Dr David Moinina Sengeh
Chief Minister David Moinina Sengeh made history for the Sierra Leonean community in the UK on May 30, 2026, when he gave a powerful keynote speech at the BSL Hall on Anstey Lane in Leicester. Participants called the event historic because it was the first time a senior government minister had interacted directly with residents through an open, questioning forum, going beyond one-sided political declarations to sincere conversation. Chief Minister Sengeh outlined the government’s strategic vision for national transformation before a crowded, multiethnic audience that included members of the Sierra Leonean diaspora.
The government’s “Five Big Game Changers” are a set of priorities that have their roots in President Julius Maada Bio’s 2023 election manifesto. He presented the National Development Plan as the final blueprint for Sierra Leone’s future and contended that improved citizen-government cooperation is necessary for the plan’s successful implementation. He told the audience, “The plan will only work if we bring the people’s concerns back into government and bring the government closer to the people.”

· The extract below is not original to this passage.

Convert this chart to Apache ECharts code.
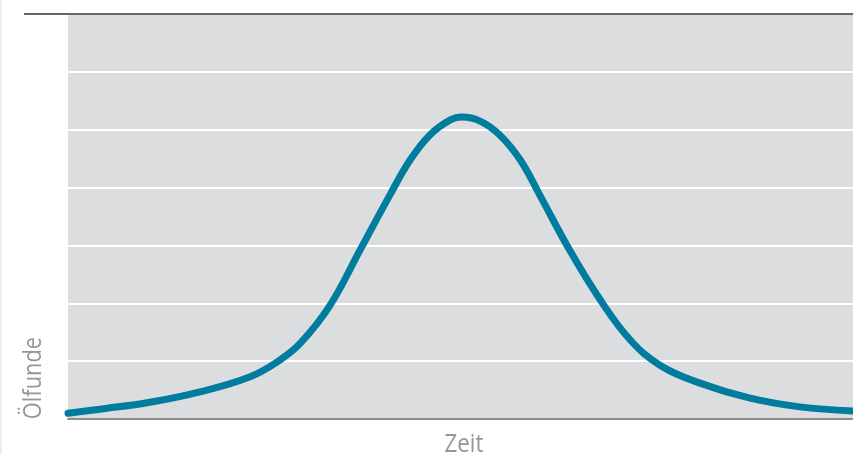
<!DOCTYPE html>
<html><head><meta charset="utf-8">
<script src="https://cdn.jsdelivr.net/npm/echarts@6/dist/echarts.min.js"></script>
<style>html,body{margin:0;padding:0;background:#fff}#c{width:853px;height:454px}</style>
</head><body><div id="c"></div>
<script>
var timeValues = [0, 4.08, 10.45, 16.8, 23.2, 27.0, 29.6, 33.4, 37.2, 41.0, 43.6, 46.1, 48.7, 50.2, 52.5, 55.0, 57.6, 60.1, 63.9, 67.8, 71.6, 75.4, 80.5, 86.9, 93.2, 100];
var oilValues  = [0.10, 0.17, 0.29, 0.47, 0.73, 1.02, 1.31, 1.97, 2.92, 3.87, 4.48, 4.91, 5.17, 5.22, 5.15, 4.91, 4.48, 3.87, 2.92, 2.06, 1.37, 0.93, 0.62, 0.36, 0.21, 0.14];
var xName = 'Zeit';
var yName = 'Ölfunde';

var data = timeValues.map(function (t, i) { return [t, oilValues[i]]; });
var chart = echarts.init(document.getElementById('c'), null, {renderer: 'canvas'});
chart.setOption({
  animation: false,
  grid: {left: 68, right: 0, top: 14, bottom: 35, show: true, backgroundColor: '#dcdddf', borderWidth: 0, outerBoundsMode: 'none', containLabel: false},
  xAxis: {
    type: 'value', min: 0, max: 100,
    axisLine: {show: true, onZero: false, lineStyle: {color: '#8c8c8c', width: 2}},
    axisTick: {show: false}, axisLabel: {show: false}, splitLine: {show: false}
  },
  yAxis: {
    type: 'value', min: 0, max: 7, interval: 1,
    axisLine: {show: false}, axisTick: {show: false}, axisLabel: {show: false},
    splitLine: {show: true, lineStyle: {color: '#ffffff', width: 2}}
  },
  series: [{
    type: 'line', data: data, smooth: 0.4, symbol: 'none',
    lineStyle: {color: '#007d9e', width: 7, cap: 'round'}
  }],
  graphic: [
    {type: 'line', z: 100, shape: {x1: 24, y1: 14, x2: 853, y2: 14}, style: {stroke: '#666666', lineWidth: 2}},
    {type: 'rect', z: 100, shape: {x: 0, y: 0, width: 2, height: 454}, style: {fill: '#eeeeee'}},
    {type: 'text', z: 100, x: 34, y: 378, rotation: Math.PI / 2, scaleX: 0.84,
     style: {text: yName, font: '26px "Open Sans"', fill: '#979797', align: 'center', verticalAlign: 'middle'}},
    {type: 'text', z: 100, x: 464, y: 445, scaleX: 0.86,
     style: {text: xName, font: '26px "Open Sans"', fill: '#979797', align: 'center', verticalAlign: 'middle'}}
  ]
});
</script></body></html>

The Chief Minister emphasised the critical need for increased Public-Private Partnerships (PPPs) to address long-standing infrastructure and service delivery issues. He maintained that strategic cooperation with the private sector is necessary to scale efficiency, enhance utilities, and better manage resources because government resources alone cannot meet the scope and pace of improvements required across sectors, from energy and transport to health and water.
A large part of the speech concentrated on the vital role Sierra Leoneans living abroad can play in nation-building because the audience was primarily diaspora-based. Professionals in the diaspora were urged by Chief Minister Sengeh to return home or make other contributions to the country’s development using their networks and expertise. Professional skills transfer, innovation and creativity, strategic collaboration, national coordination, global networking, and direct citizen engagement are what he referred to as the core pillars of diaspora engagement. He called for coordinated, long-term involvement that aligns with the National Development Plan.
An unprecedentedly lively open forum served as the program’s finale. The session shifted from traditional political monologues to a rigorous, interrogative exchange in which audience members had unprecedented access to ask the minister direct questions about diaspora integration, governance, and policy implementation. Participants praised the openness and candour of the conversations, claiming that the occasion raised the bar for civic participation.
This Leicester town hall set a new standard for openness and two-way communication between the Sierra Leonean government and its citizens in the UK by bringing senior leadership directly to the diaspora in an open, accountable setting. The result has increased expectations for more of these discussions as well as for concrete follow-up that turns discussion into partnership and advancement at home.